Cornwall Council’s Budget
The situation is that the funding from Government, for years the main source of Cornwall Council funding, is being slashed.
To complicate matters, we have a rising population of elderly and disabled people needing more and more support and complex care. To deliver the 1,300 + things that Cornwall Council is required by statute to do as a council it has to find savings or increase its income. There are difficult, almost impossible choices and it will not be possible to protect all the services and facilities that local people love.
This bleak summary is not what motivated me to become a Councillor. This is where, as well as doing the formal stuff, at County Hall, I have to learn the skills to become a community leader so that we, together, rise to the challenge and preserve what is important to our community. I have some ideas and have started conversations to lay the foundations for this and there will be much more on this, over future months.
In the meantime what are my views. Well, whether it is the library, a local bus route or the toilets there are dilemmas. When I have put out local surveys, it is clear that to groups in our communities specific services and facilities are essential to the quality of their lives. Others, that do not use that service or facility, do ask questions about why they have to pay tax to fund it when they never use it. Some of these much loved things do not get high volume use – how many times do we see a large bus travelling with passengers that would fit comfortably in a people carrier or minibus?
So the challenge is not just to shout and seek to defend what we personally cherish but to be creative at looking at new ways of delivering what people want. This might mean we have to become less attached to a building or service as it is delivered now and seek a similar community benefit, provided another way. It may mean that we have to pay some money, at the point of use, towards the things that we cherish locally but councils do not get funding for and they are not required to do.
On the other hand, if we are all in this together then two things strike me.
1. As councillors we have to make sure that we are not seeking to have ‘perks’ because we do not think we are paid enough for being available to our communities almost daily and having to plough through hours of paperwork and emails to prepare for meetings or to help local residents with issues. Watch out for the next council agenda as a motion is being formulated on this that I hope I can support.
2. Street lights are throughout Cornwall, in rural villages and town centres. If we were to turn off all but the most essential ones in town centres and difficult road junctions, between say midnight and 6 a.m it would save money, reduce light pollution and reduce our energy consumption as a County.

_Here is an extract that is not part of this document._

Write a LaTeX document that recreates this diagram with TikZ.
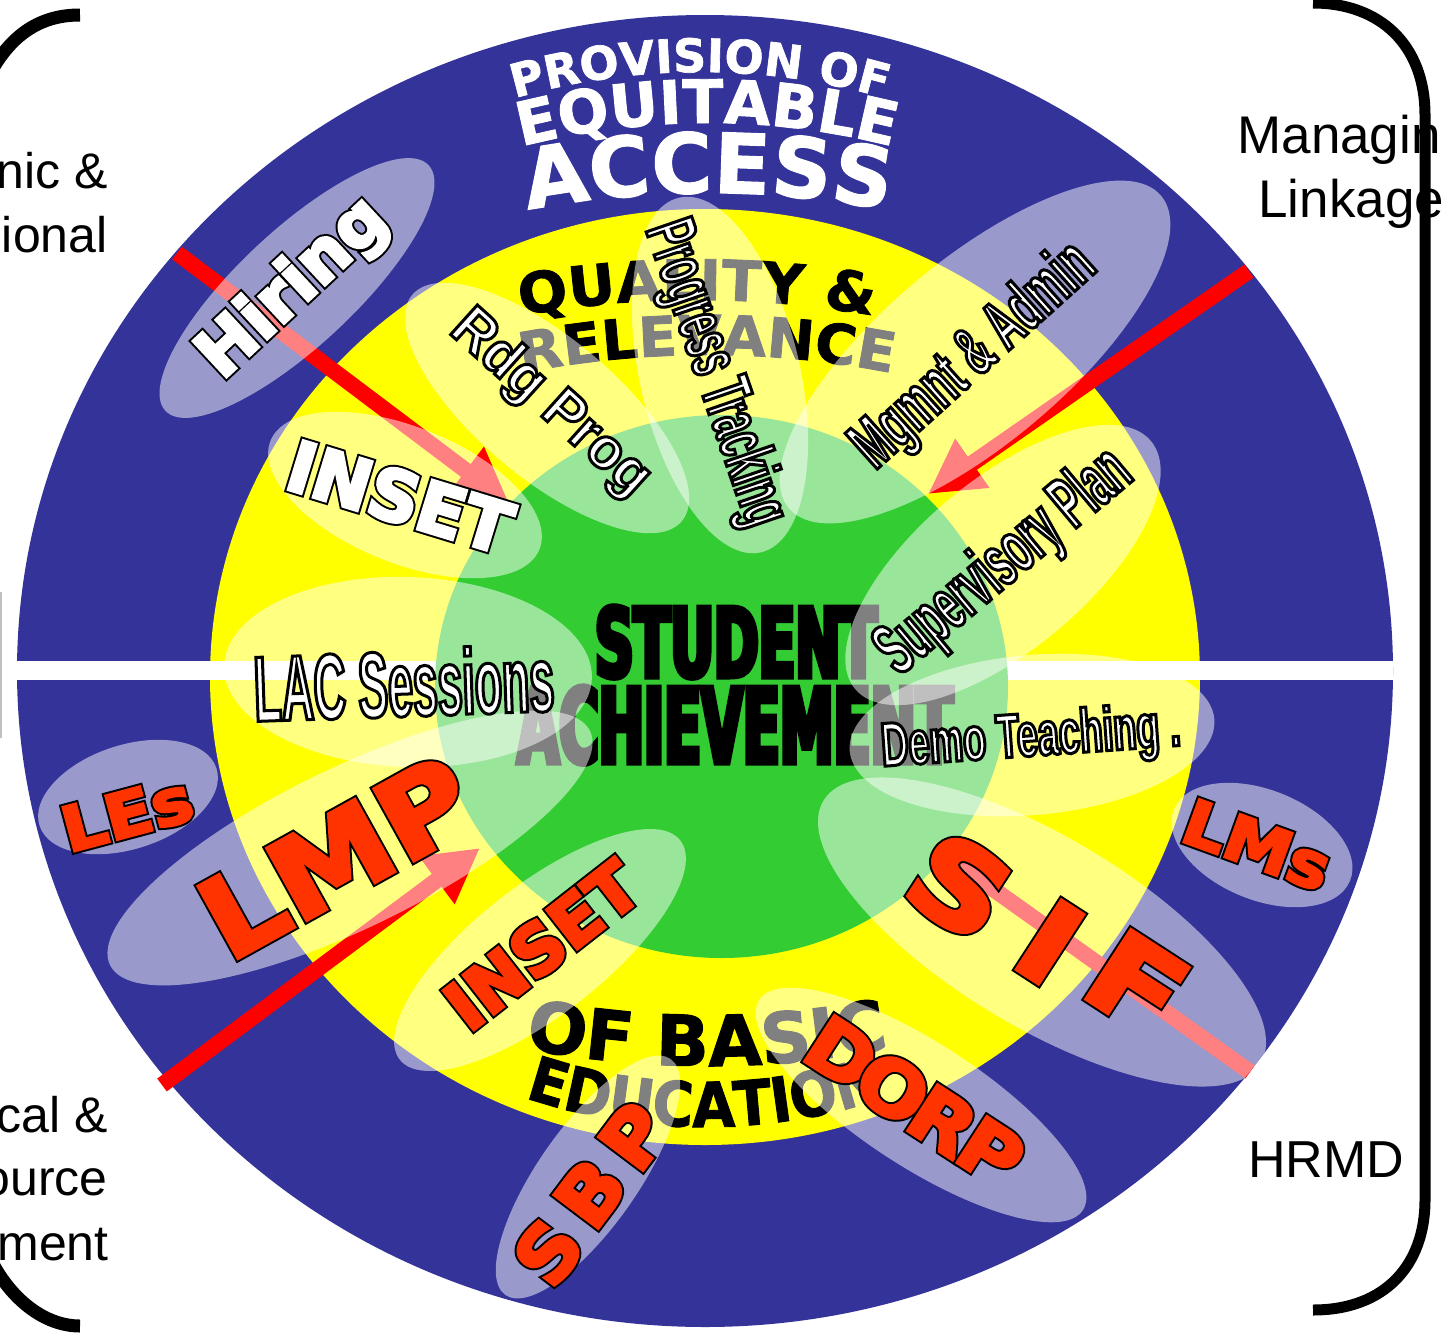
\documentclass[tikz,border=0pt]{standalone}
\usepackage{fontspec}
\usetikzlibrary{decorations.text,arrows.meta}
\newfontfamily\fReg{Liberation Sans}
\newfontfamily\fBlkFam{DejaVu Sans Bold}
\newfontfamily\fNarFam{Liberation Sans Bold}
\newcommand\fBlk[2]{\fBlkFam\fontsize{#1}{#1}\selectfont\addfontfeature{FakeStretch=#2}}
\newcommand\fBlkB[2]{\fBlkFam\fontsize{#1}{#1}\selectfont\addfontfeature{FakeStretch=#2,FakeBold=1.5}}
\newcommand\fNar[2]{\fNarFam\fontsize{#1}{#1}\selectfont\addfontfeature{FakeStretch=#2}}
% outlined text
\newcommand\olt[1]{\special{pdf:literal direct 2 Tr 0 0 0 RG 1.5 w}#1\special{pdf:literal direct 0 Tr}}
% heavy outlined text: #1 fill rgb, #2 inner stroke, #3 outer stroke, #4 text
\newcommand\hvy[4]{\rlap{\special{pdf:literal direct 2 Tr 0 0 0 RG #3 w}#4}\special{pdf:literal direct 2 Tr #1 RG #2 w}#4\special{pdf:literal direct 0 Tr}}
% emboldened text in given rgb
\newcommand\emb[3]{\special{pdf:literal direct 2 Tr #1 RG #2 w}#3\special{pdf:literal direct 0 Tr}}
\definecolor{cblue}{HTML}{333399}
\definecolor{cyel}{HTML}{FFFF00}
\definecolor{cgrn}{HTML}{33CC33}
\definecolor{cred}{HTML}{FF3300}
\definecolor{carr}{HTML}{FF0000}
\begin{document}
\begin{tikzpicture}[x=0.5pt,y=-0.5pt,
  wlbl/.style={text=white, inner sep=0pt},
  rlbl/.style={text=cred, inner sep=0pt},
  veil/.style={fill=white, fill opacity=0.5},
  arr/.style={draw=carr, line width=8pt, -{Triangle[length=27pt,width=28pt]}},
  shaft/.style={draw=carr, line width=8pt},
  brk/.style={line width=5.5pt, black},
  sideL/.style={font=\fReg\fontsize{25}{25}\selectfont, inner sep=0pt},
  sideR/.style={font=\fReg\fontsize{26.5}{26.5}\selectfont, inner sep=0pt},
  curv/.style={decorate, decoration={text along path, text align=center, text color=#1}}
]
\useasboundingbox (0,0) rectangle (1441,1333);

% side texts
\node[sideL, anchor=base east] (l1) at (108,188) {nic \&};
\node[sideL, anchor=base east] (l2) at (108,252) {ional};
\node[sideL, anchor=base east] (l3) at (108,1132) {cal \&};
\node[sideL, anchor=base east] (l4) at (108,1195) {ource};
\node[sideL, anchor=base east] (l5) at (109,1260) {ment};
\node[sideR, anchor=base west] (r1) at (1237,153) {Managin};
\node[sideR, anchor=base west] (r2) at (1258,217) {Linkage};
\node[sideR, anchor=base west, font=\fReg\fontsize{26}{26}\selectfont] (r3) at (1248,1177) {HRMD};

% brackets
\draw[brk] (1313,3) .. controls (1380,3) and (1425,45) .. (1425,115) -- (1425,1200)
   .. controls (1425,1265) and (1385,1310) .. (1313,1310);
\draw[brk, line width=6.5pt] (80,15) .. controls (45,15) and (15,30) .. (-8,70);
\draw[brk, line width=6.5pt] (-8,1262) .. controls (12,1300) and (45,1326) .. (80,1326);
\draw[black!25, line width=1.2pt] (1,592) -- (1,738);

% rings
\fill[cblue] (705,671) ellipse [x radius=688, y radius=656];
\fill[cyel] (705,677) ellipse [x radius=495, y radius=468];
\fill[white] (17,661) rectangle (1393,680);
\fill[cgrn] (721.5,686.5) ellipse [x radius=286.5, y radius=271.5];

% curved titles
\path[curv=white, decoration={text={|\fBlkB{23}{1}|PROVISION OF}}]
  ([shift={(250:668)}]700,740) arc[start angle=250, end angle=290, radius=668];
\path[curv=white, decoration={text={|\fBlkB{30}{1}|EQUITABLE}}]
  ([shift={(250:747)}]707,870) arc[start angle=250, end angle=290, radius=747];
\path[curv=white, decoration={text={|\fBlkB{41.5}{1}|ACCESS}}]
  ([shift={(256:961)}]708,1154) arc[start angle=256, end angle=284, radius=961];
\path[curv=black, decoration={text={|\fBlkB{28}{1.04}|QUALITY {\&}}}]
  ([shift={(258:1000)}]697,1300) arc[start angle=258, end angle=282, radius=1000];
\path[curv=black, decoration={text={|\fBlkB{27.5}{1.03}|RELEVANCE}}]
  ([shift={(257:960)}]707,1315) arc[start angle=257, end angle=283, radius=960];
\path[curv=black, decoration={text={|\fBlkB{35}{1}|OF BASIC}}]
  ([shift={(104:940)}]707,126) arc[start angle=104, end angle=76, radius=940];
\path[curv=black, decoration={text={|\fBlkB{31}{0.9}|EDUCATION}}]
  ([shift={(112:567)}]705,560) arc[start angle=112, end angle=68, radius=567];

\node[inner sep=0pt, anchor=base, font=\fBlk{48}{0.56}] (stu) at (736,677) {\emb{0 0 0}{2.5}{STUDENT}};
\node[inner sep=0pt, anchor=base, font=\fBlk{52}{0.52}] (ach) at (735,763) {\emb{0 0 0}{2.5}{ACHIEVEMENT}};

% arrows
\coordinate (a1s) at (177,253); \coordinate (a1e) at (509,503);
\coordinate (a2s) at (1249,271); \coordinate (a2e) at (928,494);
\coordinate (a3s) at (162,1085); \coordinate (a3e) at (480,848);
\coordinate (a4s) at (1250,1072); \coordinate (a4e) at (958,864);
\draw[arr] (a1s) -- (a1e);
\draw[arr] (a2s) -- (a2e);
\draw[arr] (a3s) -- (a3e);
\draw[shaft] (a4s) -- (a4e);

% veils
\begin{scope}
\clip (705,671) ellipse [x radius=688, y radius=656];
\fill[veil, rotate around={43:(297,288)}] (297,288) ellipse [x radius=180, y radius=58];
\fill[veil, rotate around={-22:(405,495)}] (405,495) ellipse [x radius=145, y radius=68];
\fill[veil, rotate around={-40:(547,408)}] (547,408) ellipse [x radius=176, y radius=70];
\fill[veil, rotate around={-77:(720,375)}] (720,375) ellipse [x radius=182, y radius=80];
\fill[veil, rotate around={40:(975,352)}] (975,352) ellipse [x radius=243, y radius=92];
\fill[veil, rotate around={40:(1003,565)}] (1003,565) ellipse [x radius=193, y radius=85];
\fill[veil, rotate around={-2:(408,672)}] (408,672) ellipse [x radius=184, y radius=95];
\fill[veil, rotate around={5:(1032,735)}] (1032,735) ellipse [x radius=183, y radius=80];
\fill[veil, rotate around={26:(350,848)}] (350,848) ellipse [x radius=267, y radius=80];
\fill[veil, rotate around={18:(128,797)}] (128,797) ellipse [x radius=93, y radius=52];
\fill[veil, rotate around={-22:(1262,845)}] (1262,845) ellipse [x radius=95, y radius=55];
\fill[veil, rotate around={38:(540,950)}] (540,950) ellipse [x radius=178, y radius=65];
\fill[veil, rotate around={-31:(1042,932)}] (1042,932) ellipse [x radius=255, y radius=95];
\fill[veil, rotate around={-33:(921,1105)}] (921,1105) ellipse [x radius=193, y radius=62];
\fill[veil, rotate around={55:(588,1177)}] (588,1177) ellipse [x radius=144, y radius=50];
\end{scope}

% labels
\node[wlbl, rotate=43, font=\fBlk{33.5}{1}] (hir) at (294,289) {\hvy{1 1 1}{1.6}{3.6}{Hiring}};
\node[wlbl, rotate=-17, font=\fBlk{35}{1}] (ins1) at (400,497) {\hvy{1 1 1}{1.6}{3.6}{INSET}};
\node[wlbl, rotate=-42, font=\fNar{29}{0.95}] (rdg) at (550,404) {\olt{Rdg Prog}};
\node[wlbl, rotate=-71, font=\fNar{35}{0.52}] (prg) at (714,374) {\olt{Progress Tracking}};
\node[wlbl, rotate=42, font=\fNar{35}{0.56}] (mgm) at (975,357) {\olt{Mgmnt \& Admin}};
\node[wlbl, rotate=40, font=\fNar{37}{0.51}] (sup) at (1005,563) {\olt{Supervisory Plan}};
\node[wlbl, rotate=2, font=\fNar{46.5}{0.48}] (lac) at (404,683) {\olt{LAC Sessions}};
\node[wlbl, rotate=4, font=\fNar{31}{0.61}] (demo) at (1031,740) {\olt{Demo Teaching .}};
\node[rlbl, rotate=29, font=\fBlk{56}{1.1}] (lmp) at (336,857) {\hvy{1 0.2 0}{2}{4}{LMP}};
\node[rlbl, rotate=15, font=\fBlk{31}{1.12}] (les) at (127,814) {\hvy{1 0.2 0}{1.4}{3.4}{LEs}};
\node[rlbl, rotate=-20, font=\fBlk{31}{1.1}] (lms) at (1257,845) {\hvy{1 0.2 0}{1.4}{3.4}{LMs}};
\node[rlbl, rotate=38, font=\fBlk{34}{1}] (ins2) at (542,945) {\hvy{1 0.2 0}{1.6}{3.6}{INSET}};
\node[rlbl, rotate=-33, font=\fBlk{56}{1.2}] (sifS) at (960,886) {\hvy{1 0.2 0}{2.2}{4.2}{S}};
\node[rlbl, rotate=-33, font=\fBlk{56}{1.2}] (sifI) at (1050,942) {\hvy{1 0.2 0}{2.2}{4.2}{I}};
\node[rlbl, rotate=-33, font=\fBlk{56}{1.2}] (sifF) at (1137,983) {\hvy{1 0.2 0}{2.2}{4.2}{F}};
\node[rlbl, rotate=-33, font=\fBlk{37.5}{1.1}] (dD) at (842,1053) {\hvy{1 0.2 0}{1.6}{3.6}{D}};
\node[rlbl, rotate=-33, font=\fBlk{37.5}{1.1}] (dO) at (893,1088) {\hvy{1 0.2 0}{1.6}{3.6}{O}};
\node[rlbl, rotate=-33, font=\fBlk{37.5}{1.1}] (dR) at (943,1121) {\hvy{1 0.2 0}{1.6}{3.6}{R}};
\node[rlbl, rotate=-33, font=\fBlk{37.5}{1.1}] (dP) at (991,1152) {\hvy{1 0.2 0}{1.6}{3.6}{P}};
\node[rlbl, rotate=53, font=\fBlk{38}{1.05}] (sS) at (548,1252) {\hvy{1 0.2 0}{1.6}{3.6}{S}};
\node[rlbl, rotate=53, font=\fBlk{38}{1.05}] (sB) at (590,1193) {\hvy{1 0.2 0}{1.6}{3.6}{B}};
\node[rlbl, rotate=53, font=\fBlk{38}{1.05}] (sP) at (634,1136) {\hvy{1 0.2 0}{1.6}{3.6}{P}};
\end{tikzpicture}
\end{document}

Some might say that it would increase crime or they would not feel safe out late at night. There is evidence that such a move can reduce crime because young people, hanging around the streets, go home or cannot see clear enough the opportunity of an open window or car with something left on the back seat.
It would affect us all in equal measure and I suspect after a very short space of time, we would not miss them at all. Well I have asked for details of what this might save and if you think this is one, relatively painless way to save some of the money, then speak up and support me during this period of consultation at www.cornwall.gov.uk under ‘Have your say on’ then ‘the Council budget’. Get involved and join the budget debate!